A world full of human nature is more tempestuous than the roiling high seas—and now, more than ever, it’s more deadly.
But if you do come out on deck to be vigilant and discern the skies, how do you know what you’re looking at? How do you know what’s important?
You can try your best to absorb as much news as you can. You can use your judgment to reason out how the events you’re seeing might affect you. You can use the judgment of others to analyze what is truly important. And you can come away feeling informed.
But feeling informed is not the same as being informed. The news stream saturates you with plenty of facts. Things you can remember and repeat. But Ray Bradbury called this “a sense of motion without moving.” It’s the feeling of being well informed—without actually being well informed.
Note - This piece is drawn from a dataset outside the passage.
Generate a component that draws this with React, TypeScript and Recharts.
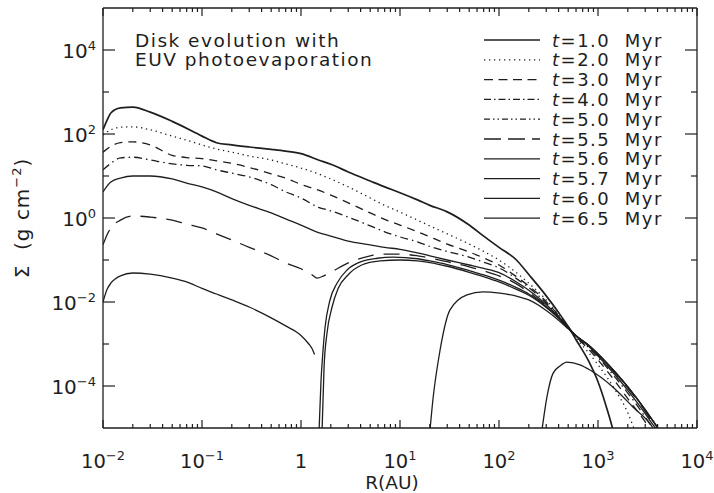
import React from 'react';
import { LineChart, Line, XAxis, YAxis, Legend } from 'recharts';

type Pt = [number, number | null];

// Surface density Σ (g cm^-2) against radius R (AU), one array per snapshot
const sigma10: Pt[] = [
  [0.01, 126], [0.011, 214], [0.012, 316], [0.015, 417], [0.02, 437], [0.03, 331], [0.05, 200],
  [0.08, 117], [0.1, 89], [0.14, 62], [0.2, 55], [0.3, 49], [0.5, 43], [0.7, 39], [1, 34],
  [1.5, 24], [2, 19], [3, 12.5], [5, 7.6], [7, 5.5], [10, 4.0], [15, 2.7], [20, 2.0], [30, 1.4],
  [50, 0.68], [70, 0.37], [100, 0.2], [150, 0.1], [200, 0.045], [300, 0.014], [400, 0.0056],
  [500, 0.0026], [600, 0.00126], [800, 4.0e-4], [1000, 1.26e-4], [1200, 3.5e-5], [1400, 1.0e-5],
  [1500, 5e-6],
];

const sigma20: Pt[] = [
  [0.01, 95], [0.012, 126], [0.015, 145], [0.02, 148], [0.03, 126], [0.05, 89], [0.08, 65],
  [0.1, 55], [0.14, 44], [0.2, 37], [0.3, 30], [0.5, 24], [0.7, 19.5], [1, 15.5], [1.5, 11.2],
  [2, 8.5], [3, 5.5], [5, 3.0], [7, 2.0], [10, 1.38], [15, 0.89], [20, 0.65], [30, 0.42],
  [50, 0.24], [70, 0.16], [100, 0.1], [150, 0.05], [200, 0.028], [300, 0.0112], [400, 0.005],
  [500, 0.0025], [600, 0.00138], [800, 6.3e-4], [1000, 3.2e-4], [1500, 7.9e-5], [2000, 2.3e-5],
  [2300, 1.0e-5], [2500, 6e-6],
];

const sigma30: Pt[] = [
  [0.01, 37], [0.012, 51], [0.015, 62], [0.02, 65], [0.03, 55], [0.05, 31], [0.07, 27.5],
  [0.1, 26], [0.14, 23], [0.2, 20], [0.3, 16], [0.5, 11.2], [0.7, 8.9], [1, 6.3], [1.5, 4.6],
  [2, 3.5], [3, 2.3], [5, 1.32], [7, 0.93], [10, 0.68], [15, 0.47], [20, 0.355], [30, 0.24],
  [50, 0.155], [70, 0.112], [100, 0.076], [150, 0.04], [200, 0.024], [300, 0.0102], [400, 0.0048],
  [500, 0.0025], [600, 0.00148], [800, 7.6e-4], [1000, 4.2e-4], [1500, 1.26e-4], [2000, 5e-5],
  [3000, 1.4e-5], [3300, 1.0e-5], [3500, 7e-6],
];

const sigma40: Pt[] = [
  [0.01, 14], [0.012, 20], [0.015, 27], [0.02, 28], [0.03, 24], [0.05, 19.5], [0.07, 18],
  [0.1, 17.4], [0.14, 14], [0.2, 11.7], [0.3, 9.5], [0.5, 6.2], [0.7, 4.2], [1, 3.0], [1.5, 1.8],
  [2, 1.48], [3, 1.05], [5, 0.65], [7, 0.47], [10, 0.355], [15, 0.27], [20, 0.21], [30, 0.16],
  [50, 0.117], [70, 0.089], [100, 0.065], [150, 0.036], [200, 0.022], [300, 0.0095], [400, 0.0046],
  [500, 0.0025], [600, 0.0015], [800, 8.3e-4], [1000, 4.8e-4], [1500, 1.58e-4], [2000, 6.8e-5],
  [3000, 1.8e-5], [3500, 1.0e-5], [3700, 7e-6],
];

const sigma50: Pt[] = [
  [0.01, 4.2], [0.012, 7.2], [0.015, 8.9], [0.02, 10], [0.03, 10], [0.05, 8.5], [0.07, 6.8],
  [0.1, 5.5], [0.14, 4.2], [0.2, 2.9], [0.3, 2.0], [0.5, 1.32], [0.7, 0.95], [1, 0.68],
  [1.5, 0.45], [2, 0.37], [3, 0.28], [5, 0.23], [7, 0.2], [10, 0.18], [15, 0.148], [20, 0.126],
  [30, 0.1], [50, 0.076], [70, 0.063], [100, 0.05], [150, 0.03], [200, 0.019], [300, 0.0087],
  [400, 0.0044], [500, 0.0025], [600, 0.00155], [800, 8.9e-4], [1000, 5.2e-4], [1500, 1.8e-4],
  [2000, 7.9e-5], [3000, 2.2e-5], [3500, 1.3e-5], [3800, 1.0e-5], [4000, 8e-6],
];

const sigma55: Pt[] = [
  [0.01, 0.23], [0.011, 0.4], [0.012, 0.58], [0.015, 0.89], [0.02, 1.12], [0.03, 1.05],
  [0.05, 0.89], [0.07, 0.72], [0.1, 0.58], [0.14, 0.42], [0.2, 0.3], [0.3, 0.2], [0.5, 0.126],
  [0.7, 0.085], [1, 0.062], [1.3, 0.044], [1.45, 0.037], [1.7, 0.042], [2, 0.051], [3, 0.085],
  [5, 0.126], [7, 0.138], [10, 0.138], [15, 0.126], [20, 0.112], [30, 0.091], [50, 0.069],
  [70, 0.055], [100, 0.042], [150, 0.027], [200, 0.017], [300, 0.0081], [400, 0.0043],
  [500, 0.00245], [600, 0.00158], [800, 9.3e-4], [1000, 5.6e-4], [1500, 2.0e-4], [2000, 8.9e-5],
  [3000, 2.5e-5], [3500, 1.45e-5], [4000, 1.0e-5], [4300, 7e-6],
];

// inner disk drains and a gap opens near 1.4 AU
const sigma56: Pt[] = [
  [0.01, 0.01], [0.011, 0.02], [0.012, 0.028], [0.015, 0.042], [0.02, 0.049], [0.03, 0.046],
  [0.05, 0.037], [0.07, 0.03], [0.1, 0.021], [0.14, 0.0155], [0.2, 0.0112], [0.3, 0.0076],
  [0.5, 0.0042], [0.7, 0.0027], [1, 0.0016], [1.2, 0.001], [1.3, 7.6e-4], [1.37, 5.6e-4],
  [1.45, null],
  [1.52, 8e-6], [1.59, 1.2e-4], [1.67, 7.2e-4], [1.75, 0.0025], [1.96, 0.011], [2.31, 0.028],
  [2.92, 0.058], [3.94, 0.089], [5.9, 0.11], [8.5, 0.117], [15, 0.107], [20, 0.095], [30, 0.078],
  [50, 0.056], [70, 0.044], [100, 0.033], [150, 0.022], [200, 0.0155], [300, 0.0078],
  [400, 0.0042], [500, 0.00245], [600, 0.00158], [800, 9.5e-4], [1000, 5.8e-4], [1500, 2.1e-4],
  [2000, 9.5e-5], [3000, 2.7e-5], [3500, 1.6e-5], [4000, 1.0e-5], [4300, 7e-6],
];

const sigma57: Pt[] = [
  [1.63, 8e-6], [1.71, 2.8e-4], [1.83, 0.0018], [2.06, 0.0076], [2.37, 0.021], [2.98, 0.044],
  [4.1, 0.076], [6.3, 0.095], [10, 0.1], [15, 0.095], [20, 0.087], [30, 0.071], [50, 0.051],
  [70, 0.04], [100, 0.03], [150, 0.02], [200, 0.0145], [300, 0.0074], [400, 0.0041],
  [500, 0.0024], [600, 0.00158], [800, 9.5e-4], [1000, 5.8e-4], [1500, 2.1e-4], [2000, 9.5e-5],
  [3000, 2.7e-5], [3500, 1.6e-5], [4000, 1.0e-5], [4300, 7e-6],
];

const sigma60: Pt[] = [
  [20, 8e-6], [21.5, 4.7e-5], [25.4, 7.2e-4], [32, 0.0065], [47.5, 0.0148], [69, 0.0174],
  [102, 0.0162], [150, 0.0138], [200, 0.0112], [300, 0.0063], [400, 0.0037], [500, 0.0023],
  [600, 0.00155], [800, 9.5e-4], [1000, 5.8e-4], [1500, 2.1e-4], [2000, 9.5e-5], [3000, 2.7e-5],
  [3500, 1.6e-5], [4000, 1.0e-5], [4300, 7e-6],
];

const sigma65: Pt[] = [
  [270, 8e-6], [305, 5.5e-5], [351, 2.0e-4], [413, 3.0e-4], [486, 3.7e-4], [658, 3.2e-4],
  [830, 2.4e-4], [1410, 9.5e-5], [2240, 3.2e-5], [3600, 1.0e-5], [3800, 8e-6],
];

const radiusDecades = [1e-2, 1e-1, 1, 1e1, 1e2, 1e3, 1e4];
const minorSteps = [2, 3, 4, 5, 6, 7, 8, 9];
const sigmaDecades = [1e-4, 1e-3, 1e-2, 1e-1, 1, 1e1, 1e2, 1e3, 1e4];

const xTicks = [
  ...radiusDecades,
  ...radiusDecades.slice(0, -1).flatMap((d) => minorSteps.map((m) => m * d)),
].sort((a, b) => a - b);

const INK = '#1e1e1e';
const FONT = '"DejaVu Sans", "Liberation Sans", sans-serif';

type Series = {
  time: string;
  points: Pt[];
  dash?: string;
  legendDash?: string;
  width?: number;
};

const series: Series[] = [
  { time: '1.0', points: sigma10, width: 1.7 },
  { time: '2.0', points: sigma20, dash: '1.3 3.7' },
  { time: '3.0', points: sigma30, dash: '8 6', legendDash: '9 5.5' },
  { time: '4.0', points: sigma40, dash: '8 4 1.5 4', legendDash: '7 3 1.5 3' },
  { time: '5.0', points: sigma50, legendDash: '6 3 1.5 3 1.5 3' },
  { time: '5.5', points: sigma55, dash: '16 10', legendDash: '17 7' },
  { time: '5.6', points: sigma56 },
  { time: '5.7', points: sigma57 },
  { time: '6.0', points: sigma60 },
  { time: '6.5', points: sigma65 },
];

const exponentText = (e: number) => (e < 0 ? `\u2212${-e}` : `${e}`);

const isDecade = (v: number) => {
  const l = Math.log10(v);
  return Math.abs(l - Math.round(l)) < 1e-9;
};

const BottomTick = ({ x, y, payload }: any) => {
  const v = payload.value;
  const major = isDecade(v);
  const e = Math.round(Math.log10(v));
  return (
    <g>
      <line x1={x} x2={x} y1={y} y2={y - (major ? 8 : 4)} stroke={INK} strokeWidth={1.2} />
      {major && (
        <text x={x} y={y + 39.5} textAnchor="middle" fontFamily={FONT} fontSize={19.5} fill={INK}>
          {e === 0 ? '1' : '10'}
          {e !== 0 && (
            <tspan dy={-8} fontSize={13}>
              {exponentText(e)}
            </tspan>
          )}
        </text>
      )}
    </g>
  );
};

const TopTick = ({ x, y, payload }: any) => {
  const major = isDecade(payload.value);
  return <line x1={x} x2={x} y1={y} y2={y + (major ? 8 : 4)} stroke={INK} strokeWidth={1.2} />;
};

const LeftTick = ({ x, y, payload }: any) => {
  const e = Math.round(Math.log10(payload.value));
  const labelled = e % 2 === 0;
  return (
    <g>
      <line x1={x} x2={x + (labelled ? 12 : 6)} y1={y} y2={y} stroke={INK} strokeWidth={1.2} />
      {labelled && (
        <text x={x - 7} y={y + 7.5} textAnchor="end" fontFamily={FONT} fontSize={20} fill={INK}>
          10
          <tspan dy={-8} fontSize={13}>
            {exponentText(e)}
          </tspan>
        </text>
      )}
    </g>
  );
};

const RightTick = ({ x, y, payload }: any) => {
  const e = Math.round(Math.log10(payload.value));
  return <line x1={x} x2={x - (e % 2 === 0 ? 12 : 6)} y1={y} y2={y} stroke={INK} strokeWidth={1.2} />;
};

const renderRadiusLabel = () => (
  <text x={392} y={488.5} textAnchor="middle" fontFamily={FONT} fontSize={18.5} fill={INK}>
    R(AU)
  </text>
);

const renderSigmaLabel = () => (
  <text
    transform="translate(29 218) rotate(-90)"
    textAnchor="middle"
    fontFamily={FONT}
    fontSize={20}
    fill={INK}
    letterSpacing={1}
    style={{ whiteSpace: 'pre' }}
  >
    {'\u03A3  (g cm'}
    <tspan dy={-8} fontSize={13}>
      {'\u22122'}
    </tspan>
    <tspan dy={8}>)</tspan>
  </text>
);

const renderLegend = () => (
  <svg width={230} height={210}>
    {series.map((s, i) => {
      const cy = 12 + i * 19.8;
      return (
        <g key={s.time}>
          <line
            x1={4}
            x2={60}
            y1={cy}
            y2={cy}
            stroke={INK}
            strokeWidth={1.3}
            strokeDasharray={s.legendDash ?? s.dash}
          />
          <text
            x={72}
            y={cy + 6.5}
            fontFamily={FONT}
            fontSize={18}
            letterSpacing={1.5}
            fill={INK}
            style={{ whiteSpace: 'pre' }}
          >
            <tspan fontStyle="italic">t</tspan>
            {`=${s.time}  Myr`}
          </text>
        </g>
      );
    })}
  </svg>
);

const axisStroke = { stroke: INK, strokeWidth: 1.3 };

export default function App() {
  return (
    <div style={{ position: 'absolute', left: 0, top: 0, width: 714, height: 493, background: '#fff' }}>
      <LineChart width={714} height={493} margin={{ top: 7, right: 16, bottom: 0, left: 0 }}>
        <XAxis
          dataKey="r"
          type="number"
          scale="log"
          domain={[1e-2, 1e4]}
          allowDataOverflow
          ticks={xTicks}
          interval={0}
          tickSize={0}
          tickMargin={0}
          tickLine={false}
          tick={BottomTick}
          axisLine={axisStroke}
          height={65}
          label={renderRadiusLabel}
        />
        <XAxis
          xAxisId="top"
          orientation="top"
          dataKey="r"
          type="number"
          scale="log"
          domain={[1e-2, 1e4]}
          allowDataOverflow
          ticks={xTicks}
          interval={0}
          tickSize={0}
          tickMargin={0}
          tickLine={false}
          tick={TopTick}
          axisLine={axisStroke}
          height={1}
        />
        <YAxis
          type="number"
          scale="log"
          domain={[1e-5, 1e5]}
          allowDataOverflow
          ticks={sigmaDecades}
          interval={0}
          tickSize={0}
          tickMargin={0}
          tickLine={false}
          tick={LeftTick}
          axisLine={axisStroke}
          width={103}
          label={renderSigmaLabel}
        />
        <YAxis
          yAxisId="right"
          orientation="right"
          type="number"
          scale="log"
          domain={[1e-5, 1e5]}
          allowDataOverflow
          ticks={sigmaDecades}
          interval={0}
          tickSize={0}
          tickMargin={0}
          tickLine={false}
          tick={RightTick}
          axisLine={axisStroke}
          width={1}
        />
        <Legend
          layout="vertical"
          align="center"
          verticalAlign="middle"
          content={renderLegend}
          wrapperStyle={{ left: 480, top: 28, width: 230, height: 210 }}
        />
        {series.map((s) => (
          <Line
            key={s.time}
            name={`t=${s.time} Myr`}
            data={s.points.map(([r, v]) => ({ r, s: v }))}
            dataKey="s"
            type="monotone"
            stroke={INK}
            strokeWidth={s.width ?? 1.3}
            strokeDasharray={s.dash}
            dot={false}
            activeDot={false}
            connectNulls={false}
            isAnimationActive={false}
          />
        ))}
      </LineChart>
      <svg
        width={714}
        height={493}
        style={{ position: 'absolute', left: 0, top: 0, pointerEvents: 'none' }}
      >
        <text x={135} y={47} fontFamily={FONT} fontSize={18.5} letterSpacing={1.5} fill={INK}>
          Disk evolution with
        </text>
        <text x={135} y={66} fontFamily={FONT} fontSize={18.5} letterSpacing={1.5} fill={INK}>
          EUV photoevaporation
        </text>
      </svg>
    </div>
  );
}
To be able to ignore these distractions and to spy a true course, you need a chart. You need information from a source that knows where the currents and the debris and the squalls are. Otherwise you’re sailing by sight.
Believe it or not, there is one chart that claims to show you how to navigate world news. It was plotted by a cartographer who asserts knowledge of every current and wave of human nature. That chart is the Holy Bible. And that chart-maker is Jesus Christ.
Although He is not generally recognized as such, Jesus Christ was a news forecaster. During His life on Earth and throughout the Word of God, Christ’s message has focused on world events. And most of those events are actually occurring in our day. And as He prophesied, these world events are actually leading to His return!
Jesus Christ said in Matthew 24:42, “Watch therefore: for ye know not what hour your Lord doth come.”
Jesus gave that directive while delivering His detailed “Olivet prophecy.” In that forecast, He gave His disciples the sign of His return and the end of the age. Along with other prophecies, this forecast tells us where we are in history, why world events are happening the way they are and how much time is left. They explain which nations rise to power and which ones fall. They show who will ally with whom, and what great wars will erupt.
Christ has been correct about major world trends that occurred centuries after He predicted them. This may seem outlandish, even to many Christians, but Revelation 19:10 says “the testimony of Jesus is the spirit of prophecy.” You can measure the accuracy and authority of Christ’s words—by His prophecy.
This leaves you with a clear choice when watching the news: Prove whether or not the Bible contains this remarkable and relevant news insight, or rely on your own judgment and the analysis of others.
As you sail a dangerous world full of tumult and evil, this is a crucial decision you cannot avoid.